Wild at Heart (1990)
After Blue Velvet, Lynch made the first season of Twin Peaks, then pivoted into Wild at Heart. It’s a series of deliberately melodramatic, hyper-violent and sexual scenes stitched together into a road movie, with a tenuously-made connection to the Wizard of Oz.
The performances are amazing, but I found the overall effect rather numbing. I didn’t really care about Sailor and Lula’s relationship – in fact, I wanted Lula to strike out on her own, Sailor being mostly a liability. Lula uses Sailor’s violence to escape the clutches of her shockingly possessive mother, who sets off a pack of creatively grim villains to kill Sailor and bring Lula back home. The most interesting part of the film is the middle section, where the sexually ravenous couple begin to open up to each other, and the bad omens mount, including a haunting scene where a woman is wandering near a car crash, not knowing she is dying, looking for her things in the sand.

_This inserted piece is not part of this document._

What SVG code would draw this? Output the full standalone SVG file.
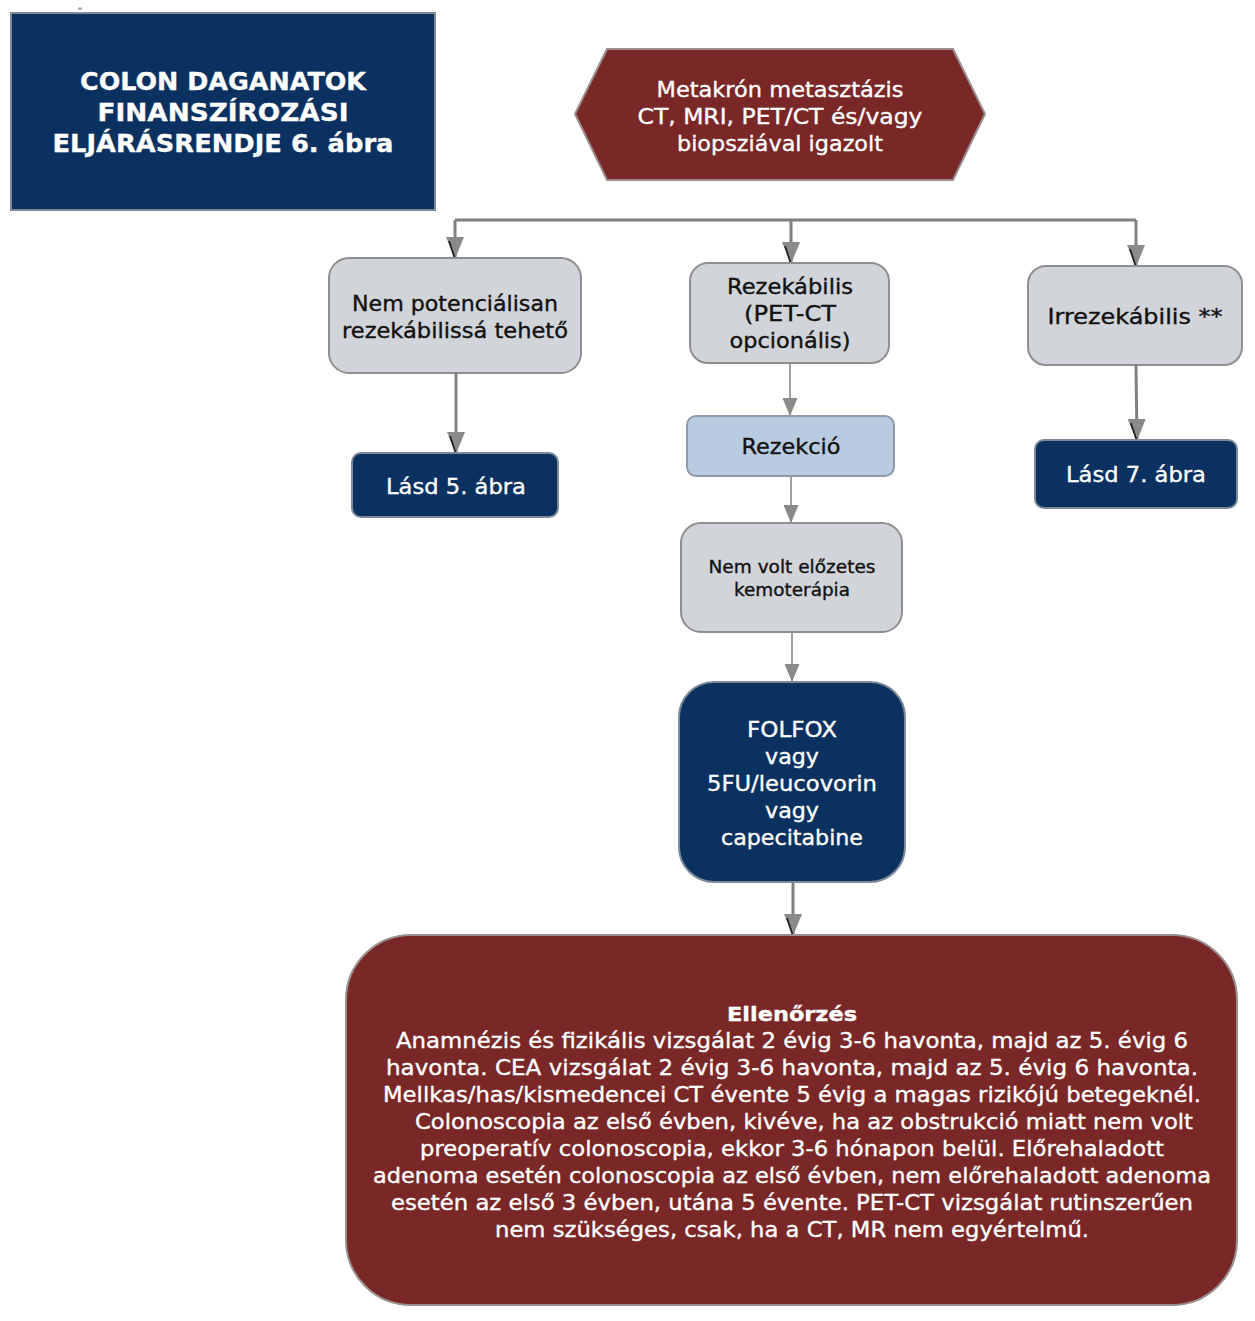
<svg xmlns="http://www.w3.org/2000/svg" width="1255" height="1321" viewBox="0 0 1255 1321">
<style>
text{font-family:"DejaVu Sans","Verdana",sans-serif;text-anchor:middle}
.w{fill:#ffffff;stroke:#ffffff;stroke-width:0.35}
.k{fill:#111111;stroke:#111111;stroke-width:0.35}
.gray{fill:#d1d4d9;stroke:#8f8f8f;stroke-width:2}
.blue{fill:#0a3160;stroke:#7f8a99;stroke-width:2}
.red{fill:#7a2727;stroke:#9a8f8f;stroke-width:2}
.c{stroke:#808080;fill:none}
</style>
<defs>
<marker id="ah" markerWidth="22" markerHeight="18" refX="22" refY="9" orient="auto" markerUnits="userSpaceOnUse" viewBox="0 0 22 18">
<path d="M0,0 L22,9 L0,18 Z" fill="#8a8a8a"/>
<path d="M4,15 L22,9" stroke="#222" stroke-width="1.8"/>
</marker>
<marker id="ahs" markerWidth="18" markerHeight="15" refX="18" refY="7.5" orient="auto" markerUnits="userSpaceOnUse" viewBox="0 0 18 15">
<path d="M0,0 L18,7.5 L0,15 Z" fill="#8a8a8a"/>
</marker>
</defs>
<rect width="1255" height="1321" fill="#ffffff"/>
<text x="80" y="9" font-size="10" fill="#555">„</text>

<g id="title">
<rect x="11" y="13" width="424" height="197" class="blue"/>
<text x="223" y="90" font-size="25" font-weight="bold" class="w" textLength="286" lengthAdjust="spacingAndGlyphs">COLON DAGANATOK</text>
<text x="223" y="121" font-size="25" font-weight="bold" class="w" textLength="251" lengthAdjust="spacingAndGlyphs">FINANSZÍROZÁSI</text>
<text x="223" y="152" font-size="25" font-weight="bold" class="w" textLength="341" lengthAdjust="spacingAndGlyphs">ELJÁRÁSRENDJE 6. ábra</text>
</g>

<g id="start">
<polygon points="575,114 607,49 953,49 985,114 953,180 607,180" class="red"/>
<text x="780" y="97" font-size="22" class="w" textLength="247" lengthAdjust="spacingAndGlyphs">Metakrón metasztázis</text>
<text x="780" y="124" font-size="22" class="w" textLength="285" lengthAdjust="spacingAndGlyphs">CT, MRI, PET/CT és/vagy</text>
<text x="780" y="151" font-size="22" class="w" textLength="206" lengthAdjust="spacingAndGlyphs">biopsziával igazolt</text>
</g>

<g id="connectors">
<path d="M455,220 L1136,220" class="c" stroke-width="3"/>
<path d="M455,220 L455,259" class="c" stroke-width="3" marker-end="url(#ah)"/>
<path d="M791,220 L791,264" class="c" stroke-width="3" marker-end="url(#ah)"/>
<path d="M1136,220 L1136,267" class="c" stroke-width="3" marker-end="url(#ah)"/>
<path d="M456,374 L456,454" class="c" stroke-width="3" marker-end="url(#ah)"/>
<path d="M790,364 L790,416" class="c" stroke-width="1.5" marker-end="url(#ahs)"/>
<path d="M1136,366 L1137,441" class="c" stroke-width="3" marker-end="url(#ah)"/>
<path d="M791,477 L791,523" class="c" stroke-width="1.5" marker-end="url(#ahs)"/>
<path d="M792,633 L792,682" class="c" stroke-width="1.5" marker-end="url(#ahs)"/>
<path d="M793,883 L793,936" class="c" stroke-width="3" marker-end="url(#ah)"/>
</g>

<g id="n1">
<rect x="329" y="258" width="252" height="115" rx="20" class="gray"/>
<text x="455" y="311" font-size="21" class="k" textLength="206" lengthAdjust="spacingAndGlyphs">Nem potenciálisan</text>
<text x="455" y="338" font-size="21" class="k" textLength="226" lengthAdjust="spacingAndGlyphs">rezekábilissá tehető</text>
</g>

<g id="n2">
<rect x="690" y="263" width="199" height="100" rx="18" class="gray"/>
<text x="790" y="294" font-size="21" class="k" textLength="126" lengthAdjust="spacingAndGlyphs">Rezekábilis</text>
<text x="790" y="321" font-size="21" class="k" textLength="92" lengthAdjust="spacingAndGlyphs">(PET-CT</text>
<text x="790" y="348" font-size="21" class="k" textLength="121" lengthAdjust="spacingAndGlyphs">opcionális)</text>
</g>

<g id="n3">
<rect x="1028" y="266" width="214" height="99" rx="18" class="gray"/>
<text x="1135" y="324" font-size="21" class="k" textLength="175" lengthAdjust="spacingAndGlyphs">Irrezekábilis **</text>
</g>

<g id="n4">
<rect x="352" y="453" width="206" height="64" rx="9" class="blue"/>
<text x="456" y="494" font-size="21" class="w" textLength="140" lengthAdjust="spacingAndGlyphs">Lásd 5. ábra</text>
</g>

<g id="n5">
<rect x="687" y="416" width="207" height="60" rx="9" fill="#b8cbe0" stroke="#8f9aa6" stroke-width="2"/>
<text x="791" y="454" font-size="21" class="k" textLength="99" lengthAdjust="spacingAndGlyphs">Rezekció</text>
</g>

<g id="n6">
<rect x="1035" y="440" width="202" height="68" rx="9" class="blue"/>
<text x="1136" y="482" font-size="21" class="w" textLength="140" lengthAdjust="spacingAndGlyphs">Lásd 7. ábra</text>
</g>

<g id="n7">
<rect x="681" y="523" width="221" height="109" rx="20" class="gray"/>
<text x="792" y="573" font-size="18" class="k" textLength="167" lengthAdjust="spacingAndGlyphs">Nem volt előzetes</text>
<text x="792" y="596" font-size="18" class="k" textLength="116" lengthAdjust="spacingAndGlyphs">kemoterápia</text>
</g>

<g id="n8">
<rect x="679" y="682" width="226" height="200" rx="35" class="blue"/>
<text x="792" y="737" font-size="21" class="w" textLength="90" lengthAdjust="spacingAndGlyphs">FOLFOX</text>
<text x="792" y="764" font-size="21" class="w" textLength="54" lengthAdjust="spacingAndGlyphs">vagy</text>
<text x="792" y="791" font-size="21" class="w" textLength="170" lengthAdjust="spacingAndGlyphs">5FU/leucovorin</text>
<text x="792" y="818" font-size="21" class="w" textLength="54" lengthAdjust="spacingAndGlyphs">vagy</text>
<text x="792" y="845" font-size="21" class="w" textLength="142" lengthAdjust="spacingAndGlyphs">capecitabine</text>
</g>

<g id="n9">
<rect x="346" y="935" width="891" height="370" rx="65" class="red"/>
<text x="792" y="1021" font-size="20" font-weight="bold" class="w" textLength="130" lengthAdjust="spacingAndGlyphs">Ellenőrzés</text>
<text x="792" y="1048" font-size="21" class="w" textLength="792" lengthAdjust="spacingAndGlyphs">Anamnézis és fizikális vizsgálat 2 évig 3-6 havonta, majd az 5. évig 6</text>
<text x="792" y="1075" font-size="21" class="w" textLength="812" lengthAdjust="spacingAndGlyphs">havonta. CEA vizsgálat  2 évig 3-6 havonta, majd az 5. évig 6 havonta.</text>
<text x="792" y="1102" font-size="21" class="w" textLength="818" lengthAdjust="spacingAndGlyphs">Mellkas/has/kismedencei CT évente 5 évig a magas rizikójú betegeknél.</text>
<text x="804" y="1129" font-size="21" class="w" textLength="778" lengthAdjust="spacingAndGlyphs">Colonoscopia az első évben, kivéve, ha az obstrukció miatt nem volt</text>
<text x="792" y="1156" font-size="21" class="w" textLength="744" lengthAdjust="spacingAndGlyphs">preoperatív colonoscopia, ekkor 3-6 hónapon belül. Előrehaladott</text>
<text x="792" y="1183" font-size="21" class="w" textLength="838" lengthAdjust="spacingAndGlyphs">adenoma esetén colonoscopia az első évben, nem előrehaladott adenoma</text>
<text x="792" y="1210" font-size="21" class="w" textLength="802" lengthAdjust="spacingAndGlyphs">esetén az első 3 évben, utána 5 évente. PET-CT vizsgálat rutinszerűen</text>
<text x="792" y="1237" font-size="21" class="w" textLength="594" lengthAdjust="spacingAndGlyphs">nem szükséges, csak, ha a CT, MR nem egyértelmű.</text>
</g>
</svg>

Lynch said he wanted to make ‘a really modern romance in a violent world – a picture about finding love in Hell’, and I think he succeeded. For me, the ironic tone and melodrama took me too far out of the film, and I found myself sometimes bored, which I hesitate to say about a film with such an enviable reputation. I also have to remind myself that there was nothing like this at the time, and Wild at Heart’s influence can be seen in Reservoir Dogs, True Romance and Pulp Fiction.
Wild at Heart takes Lynch in a different direction. I didn’t love it, but it’s an important stepping stone. Everyone in the film seems to be having fun, and it’s a perfect palette cleanser after the double hit of slow-paced small town darkness in Blue Velvet and Twin Peaks. This is David Lynch on the road and cutting loose.